- _SUPPLIED DATA_
--- start ---

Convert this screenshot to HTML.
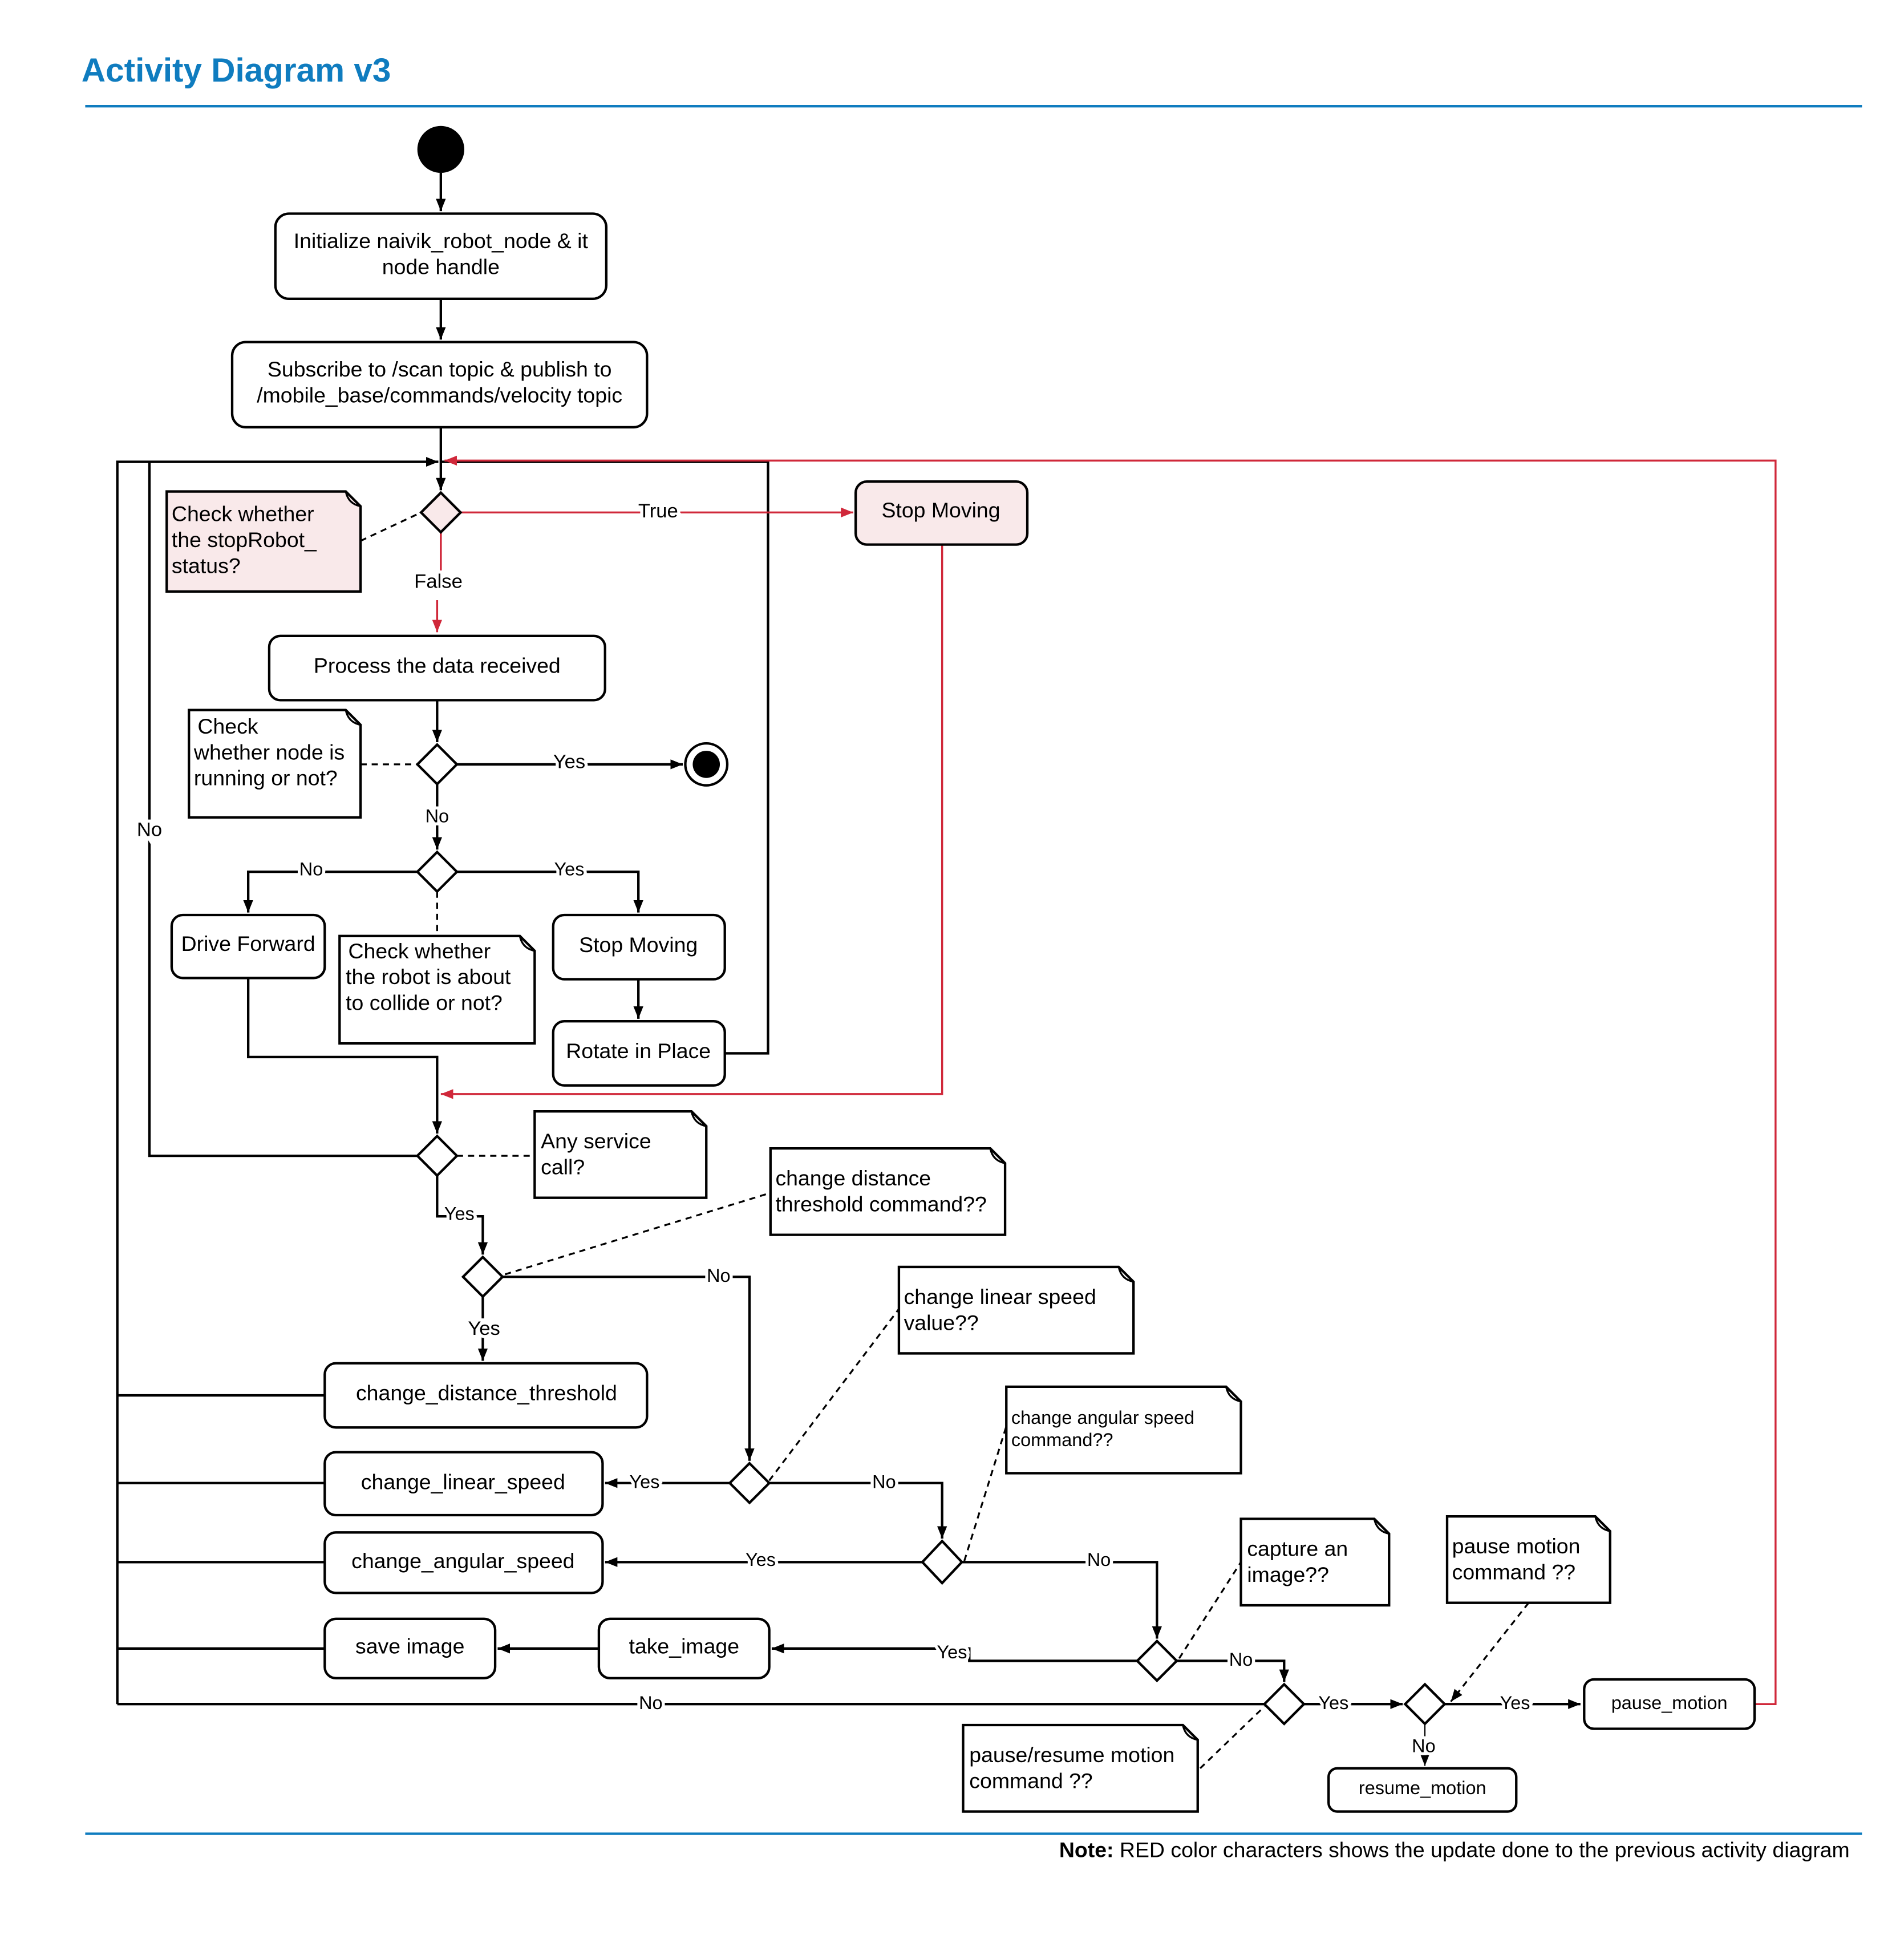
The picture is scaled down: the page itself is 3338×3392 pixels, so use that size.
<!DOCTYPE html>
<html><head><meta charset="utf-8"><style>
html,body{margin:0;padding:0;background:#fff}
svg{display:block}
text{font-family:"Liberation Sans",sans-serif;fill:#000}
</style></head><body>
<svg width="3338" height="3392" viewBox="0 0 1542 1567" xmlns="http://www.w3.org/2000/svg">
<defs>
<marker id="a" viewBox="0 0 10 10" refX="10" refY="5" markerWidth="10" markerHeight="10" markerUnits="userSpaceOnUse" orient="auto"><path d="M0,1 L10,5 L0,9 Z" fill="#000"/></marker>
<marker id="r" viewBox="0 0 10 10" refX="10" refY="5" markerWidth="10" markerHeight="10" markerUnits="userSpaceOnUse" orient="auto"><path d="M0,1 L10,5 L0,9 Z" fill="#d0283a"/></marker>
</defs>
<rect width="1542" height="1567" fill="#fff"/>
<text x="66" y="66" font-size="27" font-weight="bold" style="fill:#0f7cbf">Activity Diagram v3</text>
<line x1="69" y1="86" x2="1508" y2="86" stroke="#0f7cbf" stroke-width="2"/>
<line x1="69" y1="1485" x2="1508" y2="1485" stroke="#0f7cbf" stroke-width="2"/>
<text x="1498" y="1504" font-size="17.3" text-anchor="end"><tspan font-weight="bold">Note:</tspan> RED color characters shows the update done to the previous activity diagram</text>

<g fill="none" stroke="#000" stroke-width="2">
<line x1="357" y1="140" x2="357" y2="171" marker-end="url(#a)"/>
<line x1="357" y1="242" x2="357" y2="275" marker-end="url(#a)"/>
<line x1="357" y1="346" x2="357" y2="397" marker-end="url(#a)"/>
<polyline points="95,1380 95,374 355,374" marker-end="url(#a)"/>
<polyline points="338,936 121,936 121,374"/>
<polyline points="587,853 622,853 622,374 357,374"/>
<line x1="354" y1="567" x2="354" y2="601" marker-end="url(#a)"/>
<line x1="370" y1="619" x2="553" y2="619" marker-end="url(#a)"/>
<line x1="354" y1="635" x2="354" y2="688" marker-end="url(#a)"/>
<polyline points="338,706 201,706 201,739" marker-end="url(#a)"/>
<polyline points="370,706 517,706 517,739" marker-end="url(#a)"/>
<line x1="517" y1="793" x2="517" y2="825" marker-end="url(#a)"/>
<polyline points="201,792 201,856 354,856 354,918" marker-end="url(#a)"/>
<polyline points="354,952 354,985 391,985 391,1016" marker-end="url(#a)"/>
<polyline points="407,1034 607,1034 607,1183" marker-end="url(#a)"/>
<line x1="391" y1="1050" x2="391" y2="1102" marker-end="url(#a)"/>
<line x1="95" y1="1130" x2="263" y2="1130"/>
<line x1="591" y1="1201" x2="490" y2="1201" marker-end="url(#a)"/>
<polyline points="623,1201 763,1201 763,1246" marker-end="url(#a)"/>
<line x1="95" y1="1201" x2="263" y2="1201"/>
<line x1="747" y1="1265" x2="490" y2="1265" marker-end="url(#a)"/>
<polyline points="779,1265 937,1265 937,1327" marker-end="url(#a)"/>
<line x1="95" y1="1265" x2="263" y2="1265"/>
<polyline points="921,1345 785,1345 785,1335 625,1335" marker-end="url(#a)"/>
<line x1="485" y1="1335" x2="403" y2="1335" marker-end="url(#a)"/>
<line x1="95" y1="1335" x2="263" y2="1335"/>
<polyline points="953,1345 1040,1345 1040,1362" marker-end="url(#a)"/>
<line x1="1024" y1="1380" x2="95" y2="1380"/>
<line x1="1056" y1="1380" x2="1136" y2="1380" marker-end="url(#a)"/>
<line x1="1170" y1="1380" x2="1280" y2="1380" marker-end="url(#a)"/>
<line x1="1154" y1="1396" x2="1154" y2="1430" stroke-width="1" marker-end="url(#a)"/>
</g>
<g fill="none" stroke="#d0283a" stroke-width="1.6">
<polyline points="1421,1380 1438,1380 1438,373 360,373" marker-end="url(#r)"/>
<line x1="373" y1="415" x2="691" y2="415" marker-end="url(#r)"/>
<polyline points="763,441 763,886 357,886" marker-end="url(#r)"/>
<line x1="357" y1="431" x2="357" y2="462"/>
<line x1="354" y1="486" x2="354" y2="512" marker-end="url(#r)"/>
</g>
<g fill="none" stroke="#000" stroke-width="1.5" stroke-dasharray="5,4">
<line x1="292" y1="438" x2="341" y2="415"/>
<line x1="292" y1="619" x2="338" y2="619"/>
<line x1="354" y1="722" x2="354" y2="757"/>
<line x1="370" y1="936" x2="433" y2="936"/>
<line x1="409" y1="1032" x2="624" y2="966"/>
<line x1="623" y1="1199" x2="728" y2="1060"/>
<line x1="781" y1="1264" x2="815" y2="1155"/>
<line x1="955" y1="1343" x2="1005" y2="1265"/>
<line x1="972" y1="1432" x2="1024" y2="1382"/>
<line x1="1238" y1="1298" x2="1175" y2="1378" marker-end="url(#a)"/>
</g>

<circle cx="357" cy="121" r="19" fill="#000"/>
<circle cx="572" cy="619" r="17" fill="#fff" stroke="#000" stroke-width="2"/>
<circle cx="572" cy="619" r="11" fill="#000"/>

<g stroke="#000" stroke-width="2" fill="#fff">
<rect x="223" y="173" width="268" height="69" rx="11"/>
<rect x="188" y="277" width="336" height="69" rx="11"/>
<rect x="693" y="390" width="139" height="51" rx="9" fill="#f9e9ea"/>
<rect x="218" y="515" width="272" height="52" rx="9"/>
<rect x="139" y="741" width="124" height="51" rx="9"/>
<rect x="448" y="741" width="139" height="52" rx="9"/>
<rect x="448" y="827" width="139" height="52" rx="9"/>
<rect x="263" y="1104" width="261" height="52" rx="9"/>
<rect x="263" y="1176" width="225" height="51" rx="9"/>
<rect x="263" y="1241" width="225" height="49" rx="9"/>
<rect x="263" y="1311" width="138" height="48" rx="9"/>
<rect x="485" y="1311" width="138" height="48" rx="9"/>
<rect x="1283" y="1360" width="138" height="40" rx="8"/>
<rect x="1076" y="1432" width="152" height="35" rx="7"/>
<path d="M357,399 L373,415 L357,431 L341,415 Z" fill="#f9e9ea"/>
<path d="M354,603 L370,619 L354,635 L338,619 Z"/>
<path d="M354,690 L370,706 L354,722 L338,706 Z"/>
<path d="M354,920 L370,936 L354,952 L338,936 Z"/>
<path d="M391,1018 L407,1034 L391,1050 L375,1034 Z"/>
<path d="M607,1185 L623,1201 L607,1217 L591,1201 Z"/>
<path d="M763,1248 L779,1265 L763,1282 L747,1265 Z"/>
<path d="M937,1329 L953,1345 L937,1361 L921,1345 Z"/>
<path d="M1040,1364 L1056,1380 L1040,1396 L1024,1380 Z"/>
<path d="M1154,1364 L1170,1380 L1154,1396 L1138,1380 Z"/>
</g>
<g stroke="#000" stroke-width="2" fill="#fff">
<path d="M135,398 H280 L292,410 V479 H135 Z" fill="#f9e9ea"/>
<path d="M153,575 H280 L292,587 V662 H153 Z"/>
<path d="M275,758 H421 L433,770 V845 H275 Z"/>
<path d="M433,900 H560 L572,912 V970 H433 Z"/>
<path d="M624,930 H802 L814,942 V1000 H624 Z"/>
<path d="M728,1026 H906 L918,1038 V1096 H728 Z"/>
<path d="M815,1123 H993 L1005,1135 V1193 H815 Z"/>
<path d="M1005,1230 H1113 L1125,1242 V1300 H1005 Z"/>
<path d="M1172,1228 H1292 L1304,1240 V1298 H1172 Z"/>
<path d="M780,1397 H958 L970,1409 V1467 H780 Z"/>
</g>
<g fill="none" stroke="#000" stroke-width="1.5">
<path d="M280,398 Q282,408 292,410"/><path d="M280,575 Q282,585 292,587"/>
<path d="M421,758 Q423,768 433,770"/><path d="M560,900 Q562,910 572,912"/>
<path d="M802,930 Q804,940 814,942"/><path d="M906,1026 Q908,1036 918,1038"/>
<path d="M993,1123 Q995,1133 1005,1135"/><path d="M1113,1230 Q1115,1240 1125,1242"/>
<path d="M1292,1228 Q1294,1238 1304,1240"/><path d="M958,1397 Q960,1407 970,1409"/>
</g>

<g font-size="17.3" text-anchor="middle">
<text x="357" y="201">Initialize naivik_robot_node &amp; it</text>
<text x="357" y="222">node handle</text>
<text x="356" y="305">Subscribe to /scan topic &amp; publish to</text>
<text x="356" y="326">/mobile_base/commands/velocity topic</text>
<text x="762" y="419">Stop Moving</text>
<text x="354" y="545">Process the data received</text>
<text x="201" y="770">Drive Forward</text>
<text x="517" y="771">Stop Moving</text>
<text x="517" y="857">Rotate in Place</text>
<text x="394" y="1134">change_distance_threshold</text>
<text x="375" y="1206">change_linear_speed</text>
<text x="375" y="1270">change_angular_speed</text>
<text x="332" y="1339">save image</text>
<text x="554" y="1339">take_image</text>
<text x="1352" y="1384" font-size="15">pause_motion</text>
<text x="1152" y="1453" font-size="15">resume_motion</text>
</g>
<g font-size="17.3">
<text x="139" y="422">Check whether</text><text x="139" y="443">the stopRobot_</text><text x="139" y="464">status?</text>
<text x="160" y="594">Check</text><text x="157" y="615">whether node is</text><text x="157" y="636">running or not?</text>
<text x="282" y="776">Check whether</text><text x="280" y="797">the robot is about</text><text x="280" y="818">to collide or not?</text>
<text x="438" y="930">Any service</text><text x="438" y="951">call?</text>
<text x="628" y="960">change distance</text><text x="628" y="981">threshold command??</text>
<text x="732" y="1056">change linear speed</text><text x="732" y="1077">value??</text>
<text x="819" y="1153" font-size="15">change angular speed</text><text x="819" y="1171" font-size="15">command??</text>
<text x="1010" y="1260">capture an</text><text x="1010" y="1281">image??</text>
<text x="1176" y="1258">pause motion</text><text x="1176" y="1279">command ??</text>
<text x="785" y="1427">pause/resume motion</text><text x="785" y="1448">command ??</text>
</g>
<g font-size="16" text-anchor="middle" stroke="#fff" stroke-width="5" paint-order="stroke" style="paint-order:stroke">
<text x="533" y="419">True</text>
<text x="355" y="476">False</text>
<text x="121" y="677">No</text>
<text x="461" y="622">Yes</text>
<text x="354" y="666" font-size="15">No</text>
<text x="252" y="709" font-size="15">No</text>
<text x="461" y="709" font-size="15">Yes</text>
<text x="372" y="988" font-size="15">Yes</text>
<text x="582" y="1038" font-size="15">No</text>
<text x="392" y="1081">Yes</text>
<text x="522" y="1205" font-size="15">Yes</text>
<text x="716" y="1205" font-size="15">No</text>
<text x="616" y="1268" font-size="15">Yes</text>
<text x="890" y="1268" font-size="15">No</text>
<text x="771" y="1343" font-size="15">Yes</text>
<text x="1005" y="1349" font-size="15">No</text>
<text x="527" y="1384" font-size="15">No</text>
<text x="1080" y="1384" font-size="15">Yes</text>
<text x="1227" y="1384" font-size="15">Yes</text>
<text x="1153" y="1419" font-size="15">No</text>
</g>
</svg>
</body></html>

--- end ---

- _TASK DIRECTIONS_
Above are some lines. Repeat exactly, and only, those from the line that has "The picture is" through the line that has "previous activity diagram</text>".

- _FULL SOLUTION_
The picture is scaled down: the page itself is 3338×3392 pixels, so use that size.
<!DOCTYPE html>
<html><head><meta charset="utf-8"><style>
html,body{margin:0;padding:0;background:#fff}
svg{display:block}
text{font-family:"Liberation Sans",sans-serif;fill:#000}
</style></head><body>
<svg width="3338" height="3392" viewBox="0 0 1542 1567" xmlns="http://www.w3.org/2000/svg">
<defs>
<marker id="a" viewBox="0 0 10 10" refX="10" refY="5" markerWidth="10" markerHeight="10" markerUnits="userSpaceOnUse" orient="auto"><path d="M0,1 L10,5 L0,9 Z" fill="#000"/></marker>
<marker id="r" viewBox="0 0 10 10" refX="10" refY="5" markerWidth="10" markerHeight="10" markerUnits="userSpaceOnUse" orient="auto"><path d="M0,1 L10,5 L0,9 Z" fill="#d0283a"/></marker>
</defs>
<rect width="1542" height="1567" fill="#fff"/>
<text x="66" y="66" font-size="27" font-weight="bold" style="fill:#0f7cbf">Activity Diagram v3</text>
<line x1="69" y1="86" x2="1508" y2="86" stroke="#0f7cbf" stroke-width="2"/>
<line x1="69" y1="1485" x2="1508" y2="1485" stroke="#0f7cbf" stroke-width="2"/>
<text x="1498" y="1504" font-size="17.3" text-anchor="end"><tspan font-weight="bold">Note:</tspan> RED color characters shows the update done to the previous activity diagram</text>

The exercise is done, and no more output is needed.